В. Белинский писал: “Песни задунайских славян выражают всю жизнь народа, которым они созданы, так же, как “Илиада” выражает всю жизнь греков в ее героический период. Прочтя их, вы не будете иметь нужды ни в описаниях путешественников, ни в пособии истории, чтобы познакомиться вполне с народом. В них вся его жизнь, внешняя и домашняя, все его обычаи и поверья, все задушевные верования, надежды и страсти” [9]. Поэтому “сербский” эпос занял важное место в культурной жизни народов Югославии, славянских народов вообще, и не только — он принадлежит к числу мировых сокровищ художественной культуры. Отсюда — вполне объяснимый интерес к этому феномену у переводчиков ХХ века. В России переводами сербского эпоса занимались также А. Ахматова, М. Зенкевич, Д. Самойлов, Б. Слуцкий, М. Исаковский, П. Эрастов. Николай Заболоцкий перевел здесь 29 песен (примерно 5000 строк). Именно потому, что сербский эпос отразил “героический стиль жизни” южных (балканских) славян, он оказался в русле интересов Н. Заболоцкого, художественное тяготение которого к эпике многократно отмечалось исследователями. Как справедливо утверждал Г.Д. Гачев: “Потребность в эпопейном осмыслении бытия существует всегда и везде; и эпопейное, так сказать, состояние мира тоже существует, как возможность и как зов сознания людей… — всегда. Поэтому в любую эпоху эпопея говорит душе людей, и они хотят ее” [10]. Сербская эпическая песня, возникшая как зов сознания, глубинная потребность угнетенного народа, своей основой имеет, вероятно, исторические рассказы о различных событиях (которые слагались нередко еще в неразрывной связи с мифическими представлениями), причитания и величальные песни, легенды и сказки. Создателем этих песен, утверждают исследователи, был народ, волнуемый сильными и благородными чувствами, народ — участник крупных исторических событий, который сделал песню своим оружием.

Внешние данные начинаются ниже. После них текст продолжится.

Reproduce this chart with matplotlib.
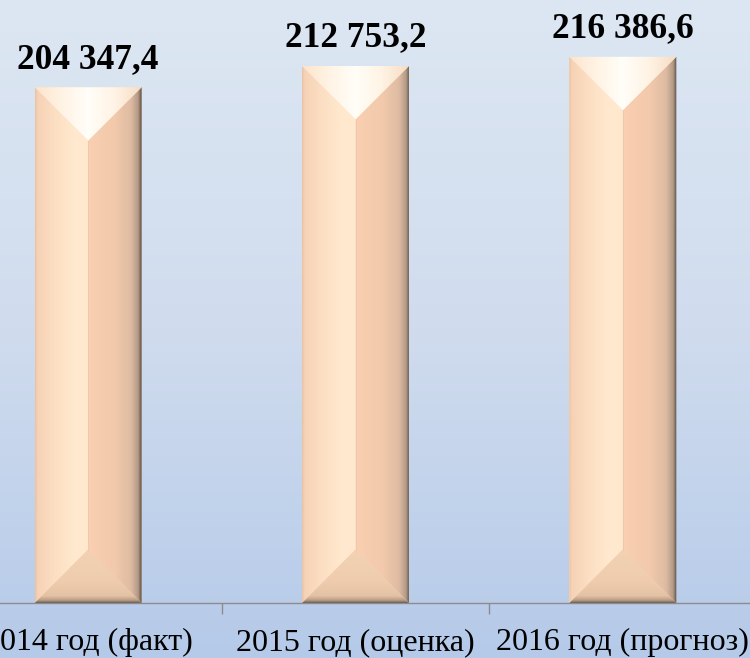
import numpy as np
import matplotlib.pyplot as plt
from matplotlib.colors import LinearSegmentedColormap
from matplotlib.patches import Polygon

plt.rcParams['font.family'] = ['Liberation Serif', 'DejaVu Serif']

# данные
categories = ['2014 год (факт)', '2015 год (оценка)', '2016 год (прогноз)']
values = [204347.4, 212753.2, 216386.6]
value_labels = ['204 347,4', '212 753,2', '216 386,6']

fig = plt.figure(figsize=(7.5, 6.58), dpi=100)

# фон с градиентом
bg = fig.add_axes([0, 0, 1, 1], zorder=0)
bg.set_axis_off()
grad = np.linspace(0, 1, 256).reshape(-1, 1)
bg_cmap = LinearSegmentedColormap.from_list('bg', ['#DDE7F3', '#D0DCEE', '#B5CAE9'])
bg.imshow(grad, aspect='auto', cmap=bg_cmap, extent=[0, 1, 0, 1], origin='upper')

ax = fig.add_axes([-45.5 / 750, 55 / 658, 802 / 750, 605.8 / 658], zorder=1)
ax.patch.set_alpha(0)
ax.set_xlim(-0.5, 2.5)
ax.set_ylim(0, 240000)

x = np.arange(len(categories))
w = 0.40
bars = ax.bar(x, values, width=w, color='#F9D8BC', zorder=2)

# глубина фаски: 45 градусов в пикселях
fig.canvas.draw()
p0 = ax.transData.transform((0, 0))
p1 = ax.transData.transform((w / 2, 0))
half_px = p1[0] - p0[0]
depth = ax.transData.inverted().transform((p0[0], p0[1] + half_px))[1]

cm_left = LinearSegmentedColormap.from_list(
    'l', [(0, '#E8C2A4'), (0.05, '#F6D2B6'), (0.35, '#FCDEC2'), (0.7, '#FFE8CD'), (1, '#FFE9CE')])
cm_right = LinearSegmentedColormap.from_list(
    'r', [(0, '#FACFB2'), (0.5, '#F2C9AB'), (0.8, '#DDBBA2'), (0.93, '#B49A86'), (1, '#554C44')])
cm_top = LinearSegmentedColormap.from_list('t', ['#FCE4CC', '#FFF3E4', '#FFFEF8', '#FFF3E4', '#F6DCC4'])
cm_bot = LinearSegmentedColormap.from_list(
    'b', [(0, '#6A5E55'), (0.05, '#B89C86'), (0.13, '#E4C2A4'), (0.4, '#EFCCAE'), (1, '#F3D2B4')])

for b, v, lab in zip(bars, values, value_labels):
    x0 = b.get_x()
    x1 = x0 + b.get_width()
    c = (x0 + x1) / 2
    faces = [
        ([(x0, 0), (c, depth), (c, v - depth), (x0, v)], cm_left, 'h', (x0, c)),
        ([(x1, 0), (c, depth), (c, v - depth), (x1, v)], cm_right, 'h', (c, x1)),
        ([(x0, v), (x1, v), (c, v - depth)], cm_top, 'h', (x0, x1)),
        ([(x0, 0), (x1, 0), (c, depth)], cm_bot, 'v', (0, depth)),
    ]
    for pts, cmap, mode, (a0, a1) in faces:
        poly = Polygon(pts, closed=True, facecolor='none', edgecolor='none', zorder=3)
        ax.add_patch(poly)
        if mode == 'h':
            img = np.linspace(0, 1, 256).reshape(1, -1)
            ext = [a0, a1, 0, v]
        else:
            img = np.linspace(0, 1, 256).reshape(-1, 1)
            ext = [x0, x1, a0, a1]
        im = ax.imshow(img, cmap=cmap, aspect='auto', extent=ext, origin='lower',
                       zorder=3, interpolation='bilinear')
        im.set_clip_path(poly)
    ax.plot([c, c], [depth, v - depth], color='#EDC8AC', lw=0.6, zorder=4)
    ax.annotate(lab, (c, v), xytext=(0, 14),
                textcoords='offset points', ha='center', va='baseline',
                fontsize=25.5, fontweight='bold', color='black', zorder=5)

ax.set_xlim(-0.5, 2.5)
ax.set_ylim(0, 240000)
ax.set_xticks(x)
ax.set_xticklabels(categories, fontsize=23)
ax.tick_params(axis='x', which='major', length=0, pad=18)
ax.set_xticks([0.5, 1.5], minor=True)
ax.tick_params(axis='x', which='minor', length=8, color='#8C8C8C', width=1)
ax.set_yticks([])
for s in ['left', 'top', 'right']:
    ax.spines[s].set_visible(False)
ax.spines['bottom'].set_color('#8C8C8C')
ax.spines['bottom'].set_linewidth(1)

fig.savefig('out.png', dpi=100)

Вук Караджич полагал, что эпические песни, связанные с борьбой сербов за государственную независимость, создавались в разное время и возникали, прежде всего, как отклики на исторические события. Исследователи определяют здесь несколько циклов — по одному или целой группе героев, действовавших приблизительно в одном топосе или локусе. Так, например, выделяются докосовский и косовский циклы, цикл о Королевиче Марко, цикл о Бранковичах и Якшичах, управлявших Сербией в период турецкого ига, о Черноевичах, правителях Зеты, цикл неисторических песен легендарно-мифологического и бытового характера и т.п. — всего 8 циклов. Центральное место занимает здесь косовский цикл, поскольку Косовская битва (1389) явилась переломным моментом в истории государства и сербского народа, и настолько большим потрясением, что стала главной темой слагавшихся почти вслед за ней песен. Через 100-150 лет после Косова сказания об этой битве были уже широко известны в народе. Ей приписывалась роковая роль в падении сербского государства, и трагический, строгий характер песен косовского цикла объясняется, видимо, этим фактом. Гибель Сербии и сербских героев (юнаков) — главная тема цикла, пронизанного духом безграничной преданности родине.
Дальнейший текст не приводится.